GEEKERY  
ADVENTURE  
CONTEMPLATION  

20101111

redefining ambition

I'm currently applying to grad school...again.  This time, I'm going for the full-fledged PhD instead of the half-hearted Masters.  Last year was half-hearted because I wasn't sure what I wanted to be doing--I'm still not totally sure, but I have a much better idea.

Grad school or industry employment--that was the question, and to some extent still is.  I love working and I love learning, but the more I think about it, grad school and industry are both really similar: you work hard and get paid (at least in the sciences).  Expectations are different, and so is the kind of work one does, but in the end, it's pretty similar.

And in talking to people about what I want to do with my life, part of me wants to tell folks that what I really want to do is live on a plot of land, grow my own food, raise a variety of livestock, keep bees, bake bread, make cheese, mend and sew clothes, read books, write, paint, play the guitar, sing, work on open-source software, eventually raise children, and be involved in my community--for starters.  Sometimes I tell people that, and I can't tell how seriously they take me.  (I try to reserve the outburst for people who have a shot of understanding.)

But sometimes people talk (or just think) about being realistic or ambitious, implying that doing all that would be "giving up."  Sure, to some extent I would be giving up on the rat-race for money, but when it comes to ambition, I think our living on one income and my doing all of those crazy-wonderful things is truly ambitious.  It would be very, very hard, but also incredibly satisfying.
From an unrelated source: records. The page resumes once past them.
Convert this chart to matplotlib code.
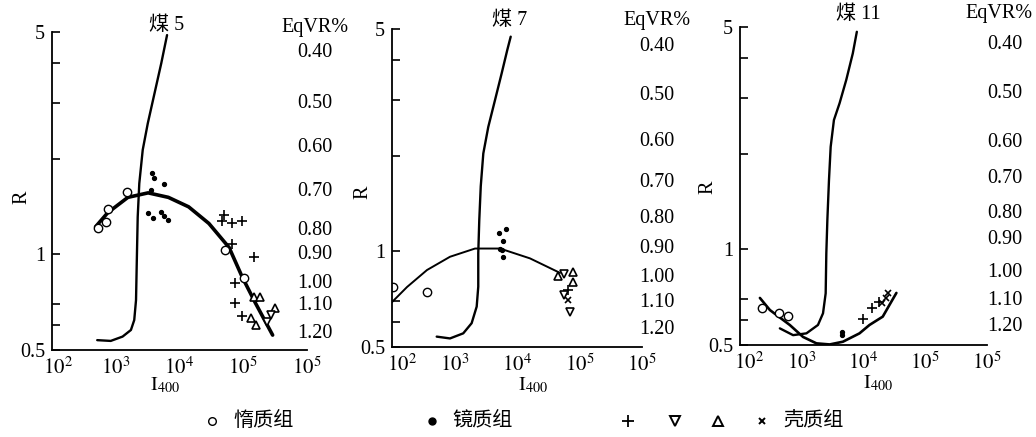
import matplotlib
matplotlib.use("Agg")
import matplotlib.pyplot as plt
from matplotlib.lines import Line2D
from matplotlib.transforms import blended_transform_factory, ScaledTranslation

plt.rcParams['font.family'] = ['Liberation Serif', 'Noto Sans CJK SC']
plt.rcParams['mathtext.fontset'] = 'stix'

# ---- data ----
x_ticks = [1e2, 1e3, 1e4, 1e5, 1e6]
x_ticklabels = ['$10^2$', '$10^3$', '$10^4$', '$10^5$', '$10^5$']
eqvr_labels = ['0.40', '0.50', '0.60', '0.70', '0.80', '0.90', '1.00', '1.10', '1.20']

# coal 5
c5_path_I = [512, 834, 1280, 1730, 1950, 2080, 2130, 2210, 2340, 2650, 3180, 4060, 5180, 6380]
c5_path_R = [0.537, 0.534, 0.551, 0.578, 0.621, 0.718, 0.914, 1.31, 1.67, 2.13, 2.58, 3.21, 3.99, 4.89]
c5_fit_I = [482, 746, 1550, 3220, 6690, 13900, 28900, 60000, 96400, 155000, 289000]
c5_fit_R = [1.22, 1.35, 1.51, 1.56, 1.51, 1.41, 1.25, 1.05, 0.848, 0.703, 0.557]
c5_inert_I = [518, 694, 746, 1500, 52400, 102000]
c5_inert_R = [1.21, 1.26, 1.39, 1.57, 1.03, 0.84]
c5_vit_I = [3730, 4010, 3590, 5780, 3220, 3870, 5180, 5780, 6690]
c5_vit_R = [1.80, 1.74, 1.59, 1.66, 1.35, 1.30, 1.36, 1.32, 1.28]
c5_plus_I = [49400, 46400, 66900, 94000, 66900, 148000, 75500, 75500, 94000]
c5_plus_R = [1.33, 1.27, 1.25, 1.27, 1.08, 0.983, 0.81, 0.701, 0.639]
c5_up_I = [148000, 182000, 318000, 131000, 157000]
c5_up_R = [0.736, 0.736, 0.676, 0.629, 0.599]
c5_down_I = [272000, 240000]
c5_down_R = [0.644, 0.614]
c5_x_I = []
c5_x_R = []
c5_eqvr_R = [4.30, 2.99, 2.17, 1.57, 1.19, 0.995, 0.81, 0.69, 0.565]

# coal 7
c7_path_I = [519, 847, 1380, 1880, 2265, 2400, 2400, 2490, 2630, 2890, 3470, 4450, 5690, 7000, 7930]
c7_path_R = [0.539, 0.532, 0.552, 0.594, 0.670, 0.774, 0.986, 1.25, 1.60, 2.03, 2.46, 2.99, 3.63, 4.30, 4.73]
c7_fit_I = [100, 174, 363, 847, 2130, 5350, 16100, 48800]
c7_fit_R = [0.692, 0.772, 0.873, 0.961, 1.02, 1.02, 0.95, 0.855]
c7_inert_I = [104, 363]
c7_inert_R = [0.772, 0.745]
c7_vit_I = [6670, 5150, 5970, 5350, 5750, 5970]
c7_vit_R = [1.175, 1.14, 1.08, 1.02, 1.01, 0.959]
c7_plus_I = [64700]
c7_plus_R = [0.756]
c7_up_I = [45300, 78700, 78700]
c7_up_R = [0.836, 0.861, 0.80]
c7_down_I = [56500, 56500, 70500]
c7_down_R = [0.848, 0.729, 0.644]
c7_x_I = [66000]
c7_x_R = [0.703]
c7_eqvr_R = [4.39, 3.10, 2.21, 1.65, 1.27, 1.02, 0.830, 0.692, 0.566]

# coal 11
c11_path_I = [442, 724, 1190, 1830, 2210, 2440, 2500, 2600, 2760, 2940, 3320, 4100, 5260, 6710, 7800]
c11_path_R = [0.564, 0.537, 0.544, 0.578, 0.629, 0.727, 0.971, 1.24, 1.65, 2.10, 2.55, 2.88, 3.41, 4.13, 4.83]
c11_fit_I = [210, 305, 640, 1050, 1730, 2830, 4640, 8610, 12500, 20500, 26300, 34100]
c11_fit_R = [0.703, 0.644, 0.578, 0.530, 0.506, 0.502, 0.512, 0.544, 0.578, 0.614, 0.668, 0.729]
c11_inert_I = [226, 426, 595]
c11_inert_R = [0.654, 0.630, 0.617]
c11_vit_I = [4420, 4420]
c11_vit_R = [0.549, 0.537]
c11_plus_I = [9640, 13500, 18100]
c11_plus_R = [0.604, 0.654, 0.682]
c11_up_I = []
c11_up_R = []
c11_down_I = []
c11_down_R = []
c11_x_I = [20200, 23500, 25300]
c11_x_R = [0.678, 0.703, 0.729]
c11_eqvr_R = [4.39, 3.10, 2.17, 1.67, 1.30, 1.07, 0.848, 0.692, 0.570]

W, H = 1036, 437
fig = plt.figure(figsize=(W / 100, H / 100), dpi=100)
FS = 14.5


def px_rect(l, r, t, b):
    return [l / W, (H - b) / H, (r - l) / W, (b - t) / H]


def draw_panel(rect, title, path, fit, inert, vit, plus, up, down, cross, eqvr_R,
               fit_lw, pos, first_dx):
    ax = fig.add_axes(rect)
    ax.set_xscale('log')
    ax.set_yscale('log')
    ax.set_xlim(1e2, 1e6)
    ax.set_ylim(0.5, 5)
    for s in ('top', 'right'):
        ax.spines[s].set_visible(False)
    for s in ('left', 'bottom'):
        ax.spines[s].set_linewidth(1.3)

    ax.plot(path[0], path[1], color='black', lw=1.7, solid_capstyle='round',
            solid_joinstyle='round')
    ax.plot(fit[0], fit[1], color='black', lw=fit_lw, solid_capstyle='round',
            solid_joinstyle='round')

    mk = dict(linestyle='none', color='black')
    ax.plot(inert[0], inert[1], marker='o', ms=6, mfc='white', mew=1.0, **mk)
    ax.plot(vit[0], vit[1], marker='o', ms=2.8, **mk)
    ax.plot(plus[0], plus[1], marker='+', ms=7, mew=1.2, **mk)
    ax.plot(up[0], up[1], marker='^', ms=6, mfc='white', mew=1.2, **mk)
    ax.plot(down[0], down[1], marker='v', ms=6, mfc='white', mew=1.2, **mk)
    ax.plot(cross[0], cross[1], marker='x', ms=5, mew=1.2, **mk)

    ax.set_xticks(x_ticks)
    ax.set_xticklabels(x_ticklabels)
    ax.xaxis.set_minor_locator(matplotlib.ticker.NullLocator())
    ax.tick_params(axis='x', length=0, pad=5, labelsize=FS + 0.5)
    # the first decade label sits a little right of the spine in the scan
    first = ax.xaxis.get_major_ticks()[0].label1
    first.set_transform(first.get_transform() +
                        ScaledTranslation(first_dx / 100, 0, fig.dpi_scale_trans))
    ax.set_yticks([0.5, 1, 5])
    ax.set_yticklabels(['0.5', '1', '5'])
    ax.set_yticks([0.6, 0.7, 2, 3, 4], minor=True)
    ax.yaxis.set_minor_formatter(matplotlib.ticker.NullFormatter())
    ax.tick_params(axis='y', which='both', direction='in', length=6, width=1.2,
                   labelsize=FS, pad=5)

    tx, ty, rx, ry, lx, ly, ex, hx, hy = pos
    ax.text(tx, ty, title, transform=ax.transAxes, ha='center', va='center',
            fontsize=FS)
    ax.text(rx, ry, 'R', transform=ax.transAxes, ha='center', va='center',
            rotation=90, fontsize=FS)
    ax.text(lx, ly, '$\\mathrm{I}_{400}$', transform=ax.transAxes,
            ha='center', va='center', fontsize=FS)
    ax.text(hx, hy, 'EqVR%', transform=ax.transAxes, ha='center',
            va='center', fontsize=FS)
    trans = blended_transform_factory(ax.transAxes, ax.transData)
    for lab, r in zip(eqvr_labels, eqvr_R):
        ax.text(ex, r, lab, transform=trans, ha='center', va='center',
                fontsize=FS)
    return ax


draw_panel(px_rect(52, 307, 32, 350), '煤 5',
           (c5_path_I, c5_path_R), (c5_fit_I, c5_fit_R),
           (c5_inert_I, c5_inert_R), (c5_vit_I, c5_vit_R),
           (c5_plus_I, c5_plus_R), (c5_up_I, c5_up_R),
           (c5_down_I, c5_down_R), (c5_x_I, c5_x_R), c5_eqvr_R, 2.6,
           (0.45, 1.022, -0.118, 0.48, 0.443, -0.11, 1.03, 1.03, 1.013), 6)
draw_panel(px_rect(392, 642, 29, 347), '煤 7',
           (c7_path_I, c7_path_R), (c7_fit_I, c7_fit_R),
           (c7_inert_I, c7_inert_R), (c7_vit_I, c7_vit_R),
           (c7_plus_I, c7_plus_R), (c7_up_I, c7_up_R),
           (c7_down_I, c7_down_R), (c7_x_I, c7_x_R), c7_eqvr_R, 1.4,
           (0.47, 1.028, -0.116, 0.487, 0.564, -0.12, 1.06, 1.06, 1.028), 10)
draw_panel(px_rect(740, 987, 27, 345), '煤 11',
           (c11_path_I, c11_path_R), (c11_fit_I, c11_fit_R),
           (c11_inert_I, c11_inert_R), (c11_vit_I, c11_vit_R),
           (c11_plus_I, c11_plus_R), (c11_up_I, c11_up_R),
           (c11_down_I, c11_down_R), (c11_x_I, c11_x_R), c11_eqvr_R, 1.9,
           (0.478, 1.038, -0.13, 0.497, 0.559, -0.12, 1.073, 1.05, 1.044), 9)

# legend row along the bottom
ly = (H - 421) / H
legend_marks = [
    (212, dict(marker='o', ms=5.5, mfc='white', mew=1.0)),
    (432, dict(marker='o', ms=5)),
    (628, dict(marker='+', ms=8, mew=1.3)),
    (675, dict(marker='v', ms=6.5, mfc='white', mew=1.4)),
    (718, dict(marker='^', ms=6.5, mfc='white', mew=1.4)),
    (762, dict(marker='x', ms=5, mew=1.4)),
]
for xp, style in legend_marks:
    fig.add_artist(Line2D([xp / W], [ly], transform=fig.transFigure,
                          color='black', linestyle='none', **style))
for xp, lab in [(233, '惰质组'), (452, '镜质组'), (783, '壳质组')]:
    fig.text(xp / W, ly, lab, ha='left', va='center', fontsize=FS)

fig.savefig('out.png', dpi=100)
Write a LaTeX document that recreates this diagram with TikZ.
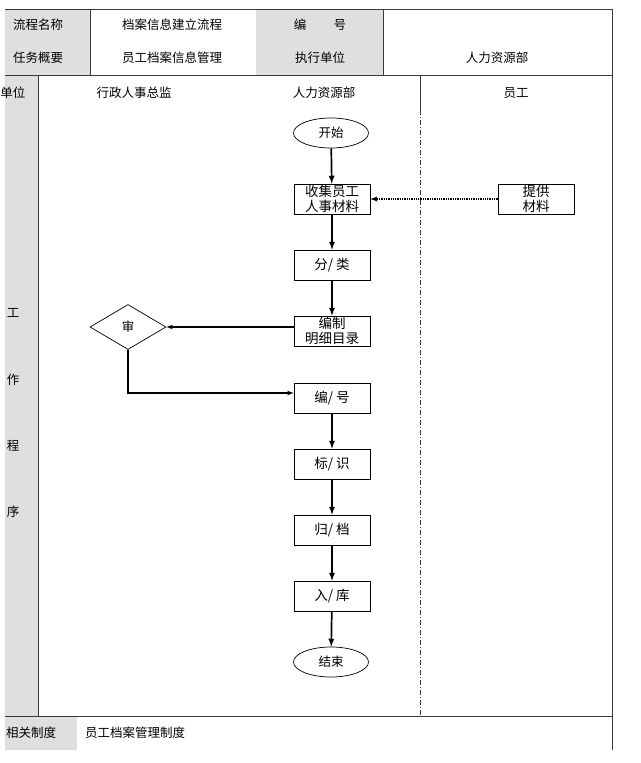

Realistically, I won't be able to be full-fledged independent land-owner without significant capital, so I'm going to need to work in the typical sense in some capacity for a while.  I'm incredibly grateful that I'm capable of doing so, that I have opportunities, and that I enjoy what I do.  I'm gradeful that I'm not exclusively tied to one world or the other and that I love my life when I'm working for pay and when I'm working as a homemaker.

For now, I've made it a goal to contact local individuals to learn skills that are hard to develop by just reading about them--starting with beekeeping since it's fairly location-independent and minimally time consuming.  Maybe I'll learn that I don't enjoy keeping bees, who knows.  But maybe I'll learn a skill that I will use when one day I "retire" with my sheep and my ducks and my orchards and gardens.  Maybe I'll always live in between.  What matters is that for now I'll take whatever opportunities that present themselves and find joy in life all along the way.

1 comment:

Lucas Sanders said...

am•bi•tion (n.) a strong desire to do or to achieve something, typically requiring determination and hard work

Some people see imaginative desires as childish. What a pity.